Skip to main content

S Harris hoping to be part of another turnaround

For many Buffalo Bills supporters, the reality of the last 10 years may have been harsh to view.  There was one 9-7 season, a handful of 7-9 clubs, and no playoff appearances the entire decade for the four-time AFC Conference Champions.  With new General Manager Buddy Nix and head coach Chan Gailey at the helm, the Bills faithful are hoping that the franchise's recent struggles are on the upswing.  One Bills rookie, who signed with the club following April's NFL Draft as a free agent, knows all about playing on a rebuilding football team. 

Defensive back Dominique Harris, a three-year starter at the University of Temple, went from winning one game as a redshirt freshman in 2006, to winning nine games and a MAC East division title as a senior with the Owls last season.  While the team did conquer seemingly insurmountable odds in just four short years, Harris said that it certainly was a difficult task.

"It was a struggle for the first couple years, very tough," he said.  "At the end, it was very rewarding and pleasing."

In 2007, Temple finished with a 4-8 mark.  All things considered, it was a modest three-win improvement from the previous season.  Harris led the squad from the strong safety position with 81 tackles and five passes defended, to go along with three interceptions.  The 2008 Owls campaign ended with a 5-7 record, with Harris posting another three interceptions as a team captain.  Everything culminated in a 9-4 year under head coach Al Golden, in which Harris received The Owl Award as the school's most valuable player.  Harris attributes a big part of the team's success to the maturity and growth that everyone experienced from start to finish.

"We were very young when we started out.  We had to start from the bottom up, mature, gain leadership from certain people, we even had to get rid of some people," he said.  "There were a lot of factors that went into it; everyone buying in to the program and what the coaches were telling us.  Those were the big factors in our turnaround."

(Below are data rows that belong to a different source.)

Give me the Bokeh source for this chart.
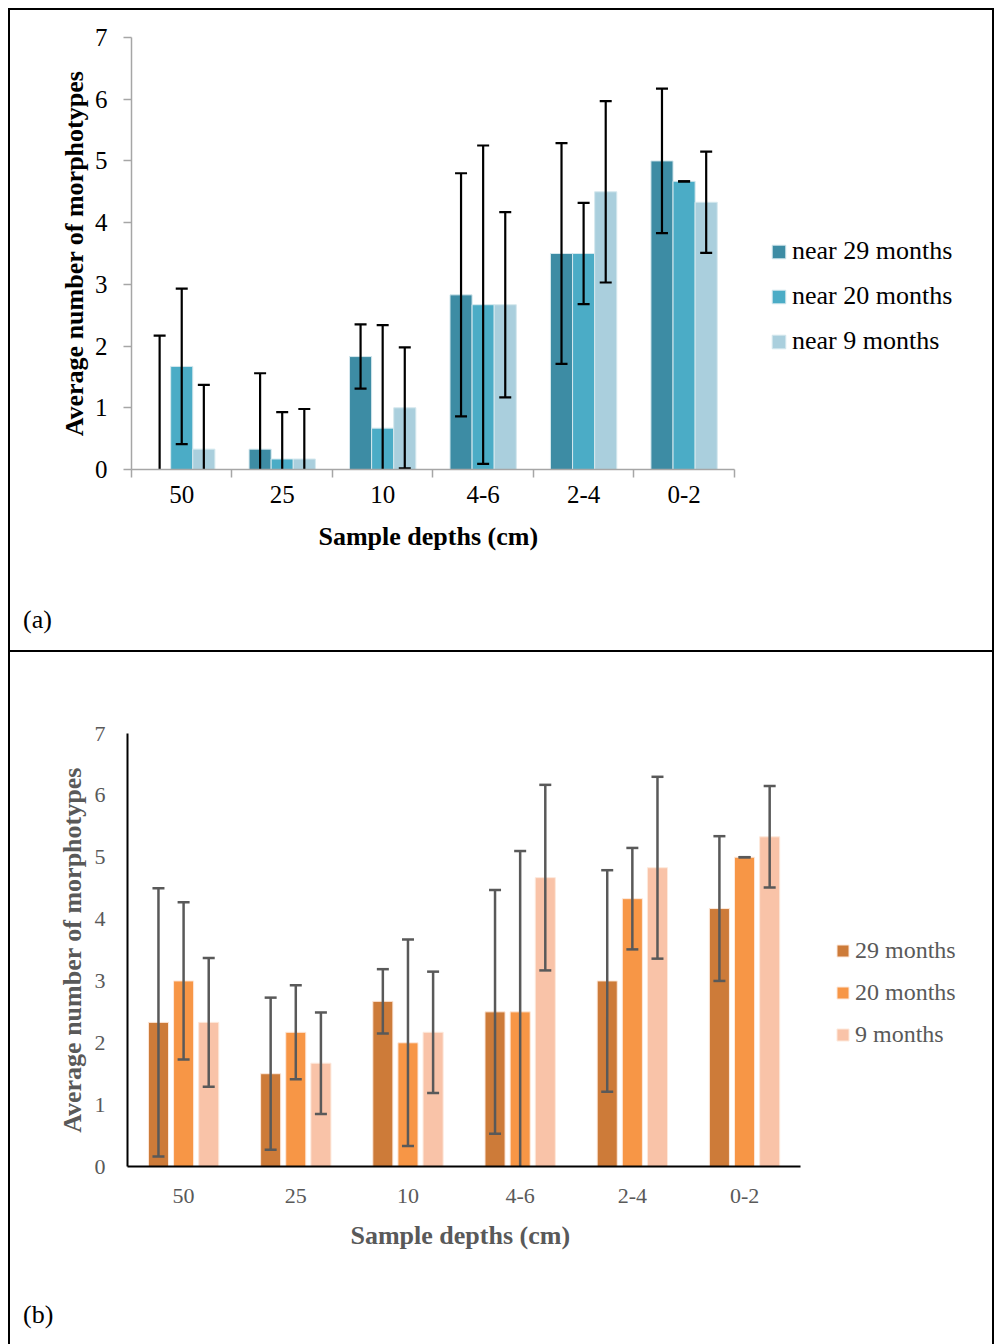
from bokeh.plotting import figure
from bokeh.models import (Range1d, FixedTicker, Legend, LegendItem, Title,
                          ColumnDataSource, Div)
from bokeh.layouts import column
from bokeh.embed import file_html
from bokeh.resources import INLINE

categories = ["50", "25", "10", "4-6", "2-4", "0-2"]
y_ticks = [0, 1, 2, 3, 4, 5, 6, 7]

# Panel (a)
a_labels = ["near 29 months", "near 20 months", "near 9 months"]
a_29 = [0.0, 0.33, 1.83, 2.83, 3.5, 5.0]
a_29_err = [2.17, 1.23, 0.52, 1.97, 1.79, 1.17]
a_20 = [1.67, 0.17, 0.67, 2.67, 3.5, 4.67]
a_20_err = [1.26, 0.76, 1.67, 2.58, 0.82, 0.0]
a_9 = [0.33, 0.17, 1.0, 2.67, 4.5, 4.33]
a_9_err = [1.04, 0.81, 0.98, 1.5, 1.47, 0.82]

# Panel (b)
b_labels = ["29 months", "20 months", "9 months"]
b_29 = [2.33, 1.5, 2.67, 2.5, 3.0, 4.17]
b_29_err = [2.17, 1.23, 0.52, 1.97, 1.79, 1.17]
b_20 = [3.0, 2.17, 2.0, 2.5, 4.33, 5.0]
b_20_err = [1.27, 0.76, 1.67, 2.6, 0.82, 0.0]
b_9 = [2.33, 1.67, 2.17, 4.67, 4.83, 5.33]
b_9_err = [1.04, 0.82, 0.98, 1.5, 1.47, 0.82]

FONT = "Liberation Serif"
BORDER = "2px solid black"


def make_panel(series, errs, labels, colors, cfg):
    n = len(categories)
    # the frame also holds the legend area to the right of the bars
    x_end = n * cfg["fw"] / cfg["cw"]
    p = figure(frame_width=cfg["fw"], frame_height=cfg["fh"],
               x_range=Range1d(0, x_end),
               y_range=Range1d(0, 7), output_backend="svg", toolbar_location=None,
               min_border_left=cfg["ml"], min_border_right=cfg["mr"],
               min_border_top=cfg["mt"], min_border_bottom=cfg["mb"])
    p.grid.visible = False
    p.outline_line_color = None
    p.styles = cfg["styles"]
    xs = [i + 0.5 for i in range(n)]
    items = []
    srcs = []
    for k, (vals, err, lab, col) in enumerate(zip(series, errs, labels, colors)):
        off = (k - 1) * cfg["step"]
        src = ColumnDataSource(dict(
            x=[x + off for x in xs], top=vals,
            up=[v + e for v, e in zip(vals, err)],
            lo=[v - e for v, e in zip(vals, err)]))
        srcs.append(src)
        r = p.vbar(x="x", top="top", bottom=0, width=cfg["bw"], source=src,
                   fill_color=col, line_color=cfg["edge"], line_width=1)
        items.append(LegendItem(label=lab, renderers=[r]))
    for src in srcs:
        p.segment(x0="x", y0="lo", x1="x", y1="up", source=src,
                  line_color=cfg["ecol"], line_width=cfg["ew"])
        p.scatter(x="x", y="up", marker="dash", size=12, source=src,
                  line_color=cfg["ecol"], line_width=cfg["ew"])
        p.scatter(x="x", y="lo", marker="dash", size=12, source=src,
                  line_color=cfg["ecol"], line_width=cfg["ew"])

    xa = p.xaxis[0]
    xa.bounds = (0, n)
    xa.ticker = FixedTicker(ticks=xs, minor_ticks=cfg["xminor"])
    xa.major_label_overrides = {x: c for x, c in zip(xs, categories)}
    xa.major_tick_out = 0
    xa.major_tick_in = 0
    xa.minor_tick_in = 0
    xa.minor_tick_out = 8
    xa.minor_tick_line_color = cfg["axcol"]
    xa.minor_tick_line_width = cfg["axw"]
    xa.axis_line_color = cfg["axcol"]
    xa.axis_line_width = cfg["axw"]
    xa.major_label_text_font = FONT
    xa.major_label_text_font_size = cfg["tfs"]
    xa.major_label_text_color = cfg["tcol"]
    xa.major_label_standoff = cfg["xstand"]

    # x-axis title, centred under the bars (not under the wider frame)
    xt = Title(text="Sample depths (cm)", align="left", offset=cfg["xtoff"],
               standoff=cfg["xtstand"], text_font=FONT, text_font_size="26px",
               text_font_style="bold", text_color=cfg["tcol"])
    p.add_layout(xt, "below")

    ya = p.yaxis[0]
    ya.ticker = FixedTicker(ticks=y_ticks)
    ya.major_tick_out = cfg["ytick"]
    ya.major_tick_in = 0
    ya.minor_tick_out = 0
    ya.minor_tick_in = 0
    ya.major_tick_line_color = cfg["axcol"]
    ya.major_tick_line_width = cfg["axw"]
    ya.axis_line_color = cfg["axcol"]
    ya.axis_line_width = cfg["axw"]
    ya.major_label_text_font = FONT
    ya.major_label_text_font_size = cfg["tfs"]
    ya.major_label_text_color = cfg["tcol"]
    ya.major_label_standoff = cfg["ystand"]
    ya.axis_label = "Average number of morphotypes"
    ya.axis_label_text_font = FONT
    ya.axis_label_text_font_style = "bold"
    ya.axis_label_text_font_size = "26px"
    ya.axis_label_text_color = cfg["tcol"]
    ya.axis_label_standoff = cfg["ylstand"]

    leg = Legend(items=items, location=cfg["legloc"], orientation="vertical",
                 label_text_font=FONT, label_text_font_size=cfg["lfs"],
                 label_text_color=cfg["tcol"], glyph_width=cfg["gw"],
                 glyph_height=cfg["gw"], label_standoff=cfg["lstand"],
                 spacing=cfg["lsp"], padding=0, margin=0, border_line_color=None,
                 background_fill_color=None, background_fill_alpha=0,
                 label_height=cfg["lh"])
    p.add_layout(leg, "center")

    tag = Div(text=('<div style="margin-left:13px; font-family:\'Liberation Serif\';'
                    ' font-size:26px; line-height:30px; color:black;">%s</div>' % cfg["tag"]),
              width=986, height=cfg["divh"], margin=(0, 0, 0, 0),
              styles=cfg["divstyles"])
    return column(p, tag)


cfg_a = dict(fw=851, cw=600, fh=430, ml=121, mr=10, mt=27, mb=138, step=0.22, bw=0.22,
             edge="#d5e8ee", ecol="black", ew=2.2, xminor=list(range(7)),
             axcol="#a6a6a6", axw=1.5, tfs="25px", tcol="black", xstand=8,
             xtoff=187, xtstand=28, ytick=8, ystand=16, ylstand=3, legloc=(639, 113),
             lfs="26px", gw=17, lstand=5, lsp=15, lh=30, tag="(a)", divh=47,
             styles={"border-top": BORDER, "border-left": BORDER, "border-right": BORDER},
             divstyles={"border-bottom": BORDER, "border-left": BORDER,
                        "border-right": BORDER})
cfg_b = dict(fw=855, cw=670, fh=433, ml=117, mr=10, mt=81, mb=134, step=0.224, bw=0.179,
             edge="#fde9dc", ecol="#595959", ew=2.5, xminor=[],
             axcol="black", axw=2, tfs="22px", tcol="#595959", xstand=22,
             xtoff=223, xtstand=26, ytick=0, ystand=22, ylstand=5, legloc=(708, 118),
             lfs="24px", gw=15, lstand=5, lsp=14, lh=28, tag="(b)", divh=44,
             styles={"border-left": BORDER, "border-right": BORDER},
             divstyles={"border-left": BORDER, "border-right": BORDER})

pa = make_panel([a_29, a_20, a_9], [a_29_err, a_20_err, a_9_err], a_labels,
                ["#3d8ca4", "#4bacc6", "#aacfdd"], cfg_a)
pb = make_panel([b_29, b_20, b_9], [b_29_err, b_20_err, b_9_err], b_labels,
                ["#cd7b39", "#f79646", "#f9c3a8"], cfg_b)

layout = column(pa, pb, margin=(8, 0, 0, 8))
open("out.html", "w").write(file_html(layout, INLINE))
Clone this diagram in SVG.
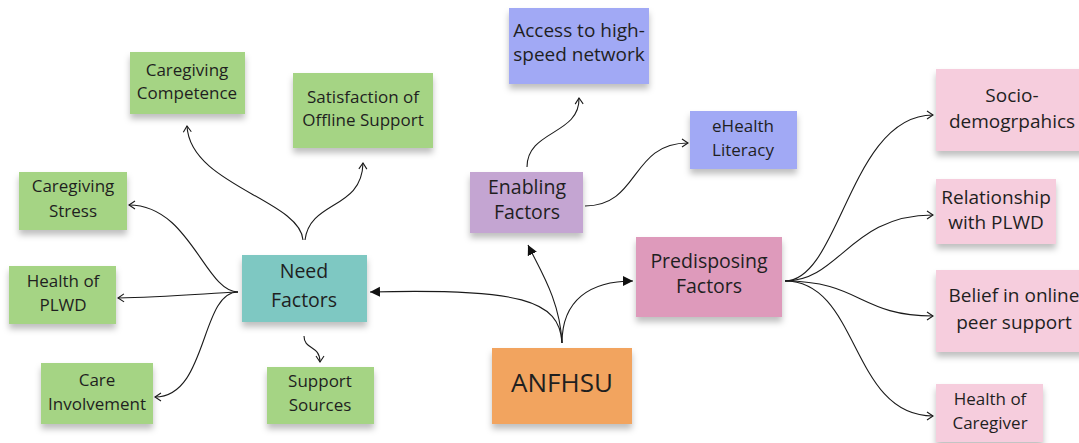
<svg xmlns="http://www.w3.org/2000/svg" width="1079" height="443" viewBox="0 0 1079 443">
<style>
text{font-family:"Open Sans","Noto Sans",sans-serif;fill:#1f1f1f;text-anchor:middle}
.s{font-size:17px}.p{font-size:19px}.m{font-size:19.5px}.l{font-size:26px}
.green{fill:#a5d484}.blue{fill:#a1a9f5}.lpink{fill:#f6cddd}
.c{fill:none;stroke:#1a1a1a;stroke-width:1.1}
</style>
<defs>
<filter id="sh" x="-10%" y="-10%" width="120%" height="140%">
<feDropShadow dx="0" dy="5" stdDeviation="3" flood-color="#000" flood-opacity="0.25"/>
</filter>
<marker id="o" markerWidth="10" markerHeight="10" refX="7" refY="5" orient="auto" markerUnits="userSpaceOnUse">
<path d="M1,1 L7,5 L1,9" fill="none" stroke="#1a1a1a" stroke-width="1.1"/>
</marker>
<marker id="f" markerWidth="12" markerHeight="12" refX="10" refY="6" orient="auto" markerUnits="userSpaceOnUse">
<path d="M0,1 L10,6 L0,11 Z" fill="#111"/>
</marker>
</defs>
<rect width="1079" height="443" fill="#fff"/>
<g id="connectors">
<path class="c" d="M238,292 C205,292 190,205 129,205" marker-end="url(#o)"/>
<path class="c" d="M238,292 C200,294 160,297 118,298" marker-end="url(#o)"/>
<path class="c" d="M238,292 C200,292 208,397 155,397" marker-end="url(#o)"/>
<path class="c" d="M303,240 C300,200 190,185 187,126" marker-end="url(#o)"/>
<path class="c" d="M305,240 C310,200 362,210 363,163" marker-end="url(#o)"/>
<path class="c" d="M304,336 C304,350 320,345 320,362" marker-end="url(#o)"/>
<path class="c" d="M562,343 C560,300 520,288 370,292" marker-end="url(#f)"/>
<path class="c" d="M562,343 C560,300 540,270 528,245" marker-end="url(#f)"/>
<path class="c" d="M562,343 C562,300 590,281 633,281" marker-end="url(#f)"/>
<path class="c" d="M527,167 C527,130 580,135 579,98" marker-end="url(#o)"/>
<path class="c" d="M585,206 C640,206 630,143 688,143" marker-end="url(#o)"/>
<path class="c" d="M785,281 C840,281 850,115 933,115" marker-end="url(#o)"/>
<path class="c" d="M785,281 C840,281 850,215 933,215" marker-end="url(#o)"/>
<path class="c" d="M785,281 C860,281 860,316 933,316" marker-end="url(#o)"/>
<path class="c" d="M785,281 C860,281 850,416 933,416" marker-end="url(#o)"/>
</g>
<g id="caregiving-competence"><rect class="green" x="130" y="52" width="115" height="62" filter="url(#sh)"/><text class="s" x="187" y="76">Caregiving</text><text class="s" x="187" y="99">Competence</text></g>
<g id="satisfaction"><rect class="green" x="293" y="73" width="140" height="75" filter="url(#sh)"/><text class="s" x="363" y="103">Satisfaction of</text><text class="s" x="363" y="126">Offline Support</text></g>
<g id="caregiving-stress"><rect class="green" x="19" y="172" width="108" height="58" filter="url(#sh)"/><text class="s" x="73" y="192">Caregiving</text><text class="s" x="73" y="217">Stress</text></g>
<g id="health-plwd"><rect class="green" x="9" y="266" width="107" height="58" filter="url(#sh)"/><text class="s" x="63" y="287">Health of</text><text class="s" x="63" y="311">PLWD</text></g>
<g id="care-involvement"><rect class="green" x="41" y="363" width="112" height="61" filter="url(#sh)"/><text class="s" x="97" y="386">Care</text><text class="s" x="97" y="410">Involvement</text></g>
<g id="need-factors"><rect x="242" y="255" width="125" height="67" fill="#7ec8c2" filter="url(#sh)"/><text class="m" x="304" y="278">Need</text><text class="m" x="304" y="307">Factors</text></g>
<g id="support-sources"><rect class="green" x="267" y="367" width="107" height="57" filter="url(#sh)"/><text class="s" x="320" y="387">Support</text><text class="s" x="320" y="411">Sources</text></g>
<g id="access"><rect class="blue" x="509" y="8" width="140" height="76" filter="url(#sh)"/><text class="p" x="579" y="37">Access to high-</text><text class="p" x="579" y="61">speed network</text></g>
<g id="ehealth"><rect class="blue" x="690" y="111" width="107" height="58" filter="url(#sh)"/><text class="s" x="743" y="132">eHealth</text><text class="s" x="743" y="156">Literacy</text></g>
<g id="enabling"><rect x="470" y="172" width="113" height="61" fill="#c4a5d2" filter="url(#sh)"/><text class="m" x="527" y="194">Enabling</text><text class="m" x="527" y="219">Factors</text></g>
<g id="predisposing"><rect x="636" y="237" width="146" height="80" fill="#de9abb" filter="url(#sh)"/><text class="m" x="709" y="268">Predisposing</text><text class="m" x="709" y="293">Factors</text></g>
<g id="anfhsu"><rect x="492" y="348" width="140" height="76" fill="#f2a45e" filter="url(#sh)"/><text class="l" x="562" y="392">ANFHSU</text></g>
<g id="socio"><rect class="lpink" x="936" y="69" width="150" height="82" filter="url(#sh)"/><text class="p" x="1012" y="102">Socio-</text><text class="p" x="1012" y="128">demogrpahics</text></g>
<g id="relationship"><rect class="lpink" x="936" y="179" width="120" height="65" filter="url(#sh)"/><text class="p" x="996" y="204">Relationship</text><text class="p" x="996" y="229">with PLWD</text></g>
<g id="belief"><rect class="lpink" x="936" y="270" width="150" height="82" filter="url(#sh)"/><text class="p" x="1014" y="302">Belief in online</text><text class="p" x="1014" y="329">peer support</text></g>
<g id="health-caregiver"><rect class="lpink" x="936" y="384" width="107" height="58" filter="url(#sh)"/><text class="s" x="990" y="405">Health of</text><text class="s" x="990" y="429">Caregiver</text></g>
</svg>
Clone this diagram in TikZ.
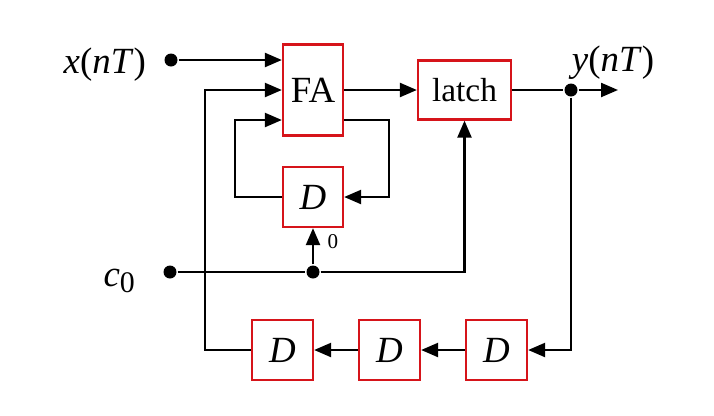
\documentclass[tikz,border=0pt]{standalone}
\usepackage{fontspec}
\setmainfont{Liberation Serif}
\definecolor{boxred}{RGB}{214,20,26}
\usetikzlibrary{arrows.meta, positioning, calc}

\begin{document}
\begin{tikzpicture}[
        line width=1.3pt,
        blk/.style={draw=boxred, fill=white, line width=1.3pt, inner sep=0pt,
                    font=\fontsize{21}{23}\selectfont},
        arr/.style={-{Triangle[length=0.34cm, width=0.28cm]}},
        dot/.style={circle, fill=black, inner sep=0pt, minimum size=0.26cm},
        lbl/.style={inner sep=0pt, font=\fontsize{21}{23}\selectfont}
      ]
        \useasboundingbox (0,0) rectangle (14.28,8.3);
        % blocks
        \node[blk, minimum width=1.2cm, minimum height=1.82cm] (fa) at (6.26,6.5) {FA};
        \node[blk, minimum width=1.86cm, minimum height=1.18cm,
              font=\fontsize{19}{21}\selectfont] (latch) at (9.29,6.5) {latch};
        \node[blk, minimum size=1.2cm] (dfb) at (6.26,4.36) {\textit{D}};
        \node[blk, minimum width=1.22cm, minimum height=1.2cm] (d3) at (9.93,1.3) {\textit{D}};
        \node[blk, minimum width=1.22cm, minimum height=1.2cm] (d2) at (7.79,1.3) {\textit{D}};
        \node[blk, minimum width=1.22cm, minimum height=1.2cm] (d1) at (5.65,1.3) {\textit{D}};
        % inputs and output
        \node[dot] (xin) at (3.42,7.1) {};
        \node[lbl, anchor=east] (xlbl) at (2.94,7.0) {\textit{x}(\textit{nT})};
        \node[dot] (cin) at (3.4,2.86) {};
        \node[lbl, anchor=east] (clbl) at (2.72,2.68)
          {\textit{c}\raisebox{-0.12cm}{\fontsize{17}{19}\selectfont 0}};
        \node[dot] (junc) at (6.26,2.86) {};
        \node[dot] (ydot) at (11.42,6.5) {};
        \coordinate (yend) at (12.36,6.5);
        \node[lbl] (ylbl) at (12.26,7.04) {\textit{y}(\textit{nT})};
        \node[inner sep=0pt, font=\fontsize{12}{14}\selectfont] (zero) at (6.66,3.46) {0};
        % connectors
        \draw[arr] (xin) -- (xin -| fa.west);
        \draw[arr] (fa) -- (latch);
        \draw (latch) -- (ydot);
        \draw[arr] (ydot) -- (yend);
        \draw[arr] ([yshift=-0.6cm]fa.east) -- ++(0.9,0) |- (dfb.east);
        \draw[arr] (dfb.west) -- ++(-0.94,0) |- ([yshift=-0.6cm]fa.west);
        \draw (cin) -- (junc);
        \draw[arr] (junc) -- (dfb.south);
        \draw[arr] (junc) -| (latch.south);
        \draw[arr] (ydot) |- (d3.east);
        \draw[arr] (d3) -- (d2);
        \draw[arr] (d2) -- (d1);
        \draw[arr] (d1.west) -- ++(-0.92,0) |- (fa.west);
      \end{tikzpicture}
\end{document}
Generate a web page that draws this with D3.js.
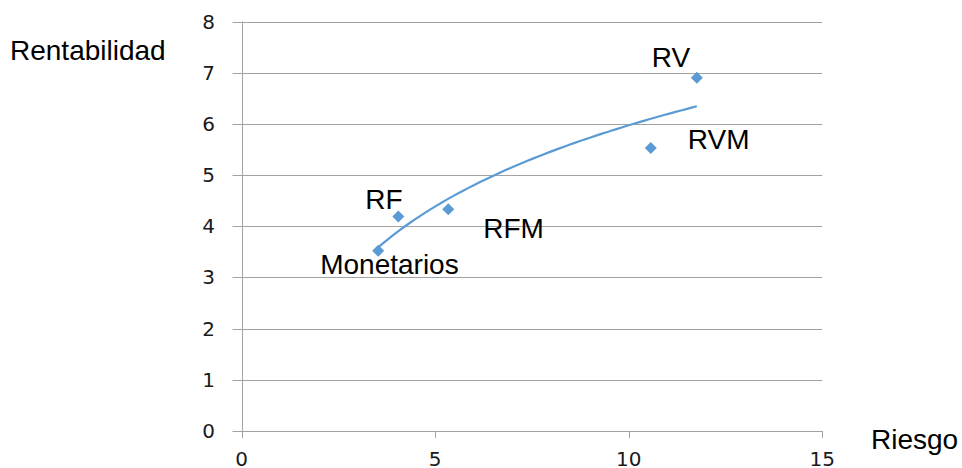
<!DOCTYPE html>
<html>
<head>
<meta charset="utf-8">
<script src="https://cdn.jsdelivr.net/npm/d3@7/dist/d3.min.js"></script>
<style>
  html, body { margin: 0; padding: 0; background: #fff; }
  svg { display: block; }
</style>
</head>
<body>
<svg id="chart" width="962" height="468"></svg>
<script>
// Fund categories: risk (x) vs. return (y)
const names = ["Monetarios", "RF", "RFM", "RVM", "RV"];
const riesgo = [3.53, 4.05, 5.34, 10.57, 11.76];
const rentabilidad = [3.52, 4.19, 4.33, 5.53, 6.90];
const xTicks = [0, 5, 10, 15];
const yTicks = [0, 1, 2, 3, 4, 5, 6, 7, 8];

const svg = d3.select("#chart");
const blue = "#5b9bd5";
const grid = "#a3a3a3";

const x = d3.scaleLinear().domain([0, 15]).range([241.5, 822.3]);
const y = d3.scaleLinear().domain([0, 8]).range([431, 21.5]);

// Horizontal gridlines (with small left tick marks)
svg.append("g").selectAll("line").data(yTicks).join("line")
  .attr("x1", x(0) - 9).attr("x2", x(15))
  .attr("y1", d => Math.round(y(d)) + 0.5).attr("y2", d => Math.round(y(d)) + 0.5)
  .attr("stroke", grid).attr("stroke-width", 1);

// Vertical axis line
svg.append("line")
  .attr("x1", Math.round(x(0)) + 0.5).attr("x2", Math.round(x(0)) + 0.5)
  .attr("y1", y(8)).attr("y2", y(0) + 7)
  .attr("stroke", grid).attr("stroke-width", 1);

// X axis tick marks
svg.append("g").selectAll("line").data(xTicks).join("line")
  .attr("x1", d => Math.round(x(d)) + 0.5).attr("x2", d => Math.round(x(d)) + 0.5)
  .attr("y1", y(0)).attr("y2", y(0) + 7)
  .attr("stroke", grid).attr("stroke-width", 1);

const tickFont = "'DejaVu Sans', Verdana, sans-serif";

svg.append("g").selectAll("text").data(yTicks).join("text")
  .attr("x", 215).attr("y", d => y(d) + 7)
  .attr("text-anchor", "end")
  .attr("font-family", tickFont).attr("font-size", 20)
  .attr("fill", "#1a1a1a")
  .text(d => d);

svg.append("g").selectAll("text").data(xTicks).join("text")
  .attr("x", d => x(d)).attr("y", 466)
  .attr("text-anchor", "middle")
  .attr("font-family", tickFont).attr("font-size", 20)
  .attr("fill", "#1a1a1a")
  .text(d => d);

// Logarithmic trend line: y = a + b ln(x), least squares on the points
const lx = riesgo.map(Math.log);
const mx = d3.mean(lx), my = d3.mean(rentabilidad);
const b = d3.sum(lx, (v, i) => (v - mx) * (rentabilidad[i] - my)) / d3.sum(lx, v => (v - mx) ** 2);
const a = my - b * mx;
const x0 = d3.min(riesgo), x1 = d3.max(riesgo);
const trend = d3.range(0, 61).map(i => {
  const xv = x0 + (x1 - x0) * i / 60;
  return [xv, a + b * Math.log(xv)];
});
svg.append("path")
  .datum(trend)
  .attr("d", d3.line().x(d => x(d[0])).y(d => y(d[1])))
  .attr("fill", "none").attr("stroke", blue).attr("stroke-width", 2.2);

// Diamond markers
const diamond = d3.symbol().type(d3.symbolSquare).size(72);
svg.append("g").selectAll("path").data(names).join("path")
  .attr("d", diamond)
  .attr("transform", (d, i) => `translate(${x(riesgo[i])},${y(rentabilidad[i])}) rotate(45)`)
  .attr("fill", blue);

// Point labels, each offset from its marker
const labelOffset = {
  "Monetarios": [-58, 23],
  "RF": [-33, -8],
  "RFM": [35, 29],
  "RVM": [37, 1],
  "RV": [-45, -11]
};
const labelFont = "'Liberation Sans', Arial, sans-serif";
svg.append("g").selectAll("text").data(names).join("text")
  .attr("x", (d, i) => x(riesgo[i]) + labelOffset[d][0])
  .attr("y", (d, i) => y(rentabilidad[i]) + labelOffset[d][1])
  .attr("font-family", labelFont).attr("font-size", 28)
  .attr("fill", "#000")
  .text(d => d);

// Axis titles
svg.append("text").attr("x", 10).attr("y", 60)
  .attr("font-family", labelFont).attr("font-size", 28).attr("fill", "#000")
  .text("Rentabilidad");
svg.append("text").attr("x", 871).attr("y", 449)
  .attr("font-family", labelFont).attr("font-size", 28).attr("fill", "#000")
  .text("Riesgo");
</script>
</body>
</html>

While there are less than 300 players selected in each NFL Draft, with hundreds of worthy players opting to go the undrafted free agent route or to another league to play professionally, many begin their careers fighting for a niche with a franchise.  Harris said that he realizes he is essentially playing the role of an underdog, and that he will have to work extra hard to make his first NFL roster.

"Nothing is guaranteed to anybody, but (as a free agent) you are fighting for a spot on this team," he said.  "(All I can do is) let them know that I know my playbook, work hard everyday, work hard on special teams, meet and greet everybody with a smile on my face and grind, very hard."

Given his firsthand experience on a team that turned its fortunes around in a very short period of time, Harris feels that he can supply valuable insight and perspective to his Bills teammates. 

"I believe I can provide support to the leadership, and could definitely help lead if needed," Harris said.  "I believe in everything the coaches say.  I am a straight ahead guy."

Doug Majeski, coordinator of college scouting for the Bills, liked what he saw from Harris during his tenure as an Owl.

"The first thing that stands out about him is he's a great kid, two-time captain.  He was a leader there and highly respected by the staff and the players," Majeski said.  "He's a good tackler and does a good job playing downhill, and he's had good production in pass coverage with his interceptions and PBUs.  Really a quality kid all around, and his size and playing ability will give him a chance to stand out."

Bringing a positive attitude and work ethic to the office every day, along with production on the field, Harris believes, will go a long way to help him earn a roster spot at the conclusion of training camp.

"I think it's a combination of everything, honestly," he said.  "When you're personal with people, when you get to know them, when you talk to them, you have a better relationship with them.  I think it's a correlation of everything, together."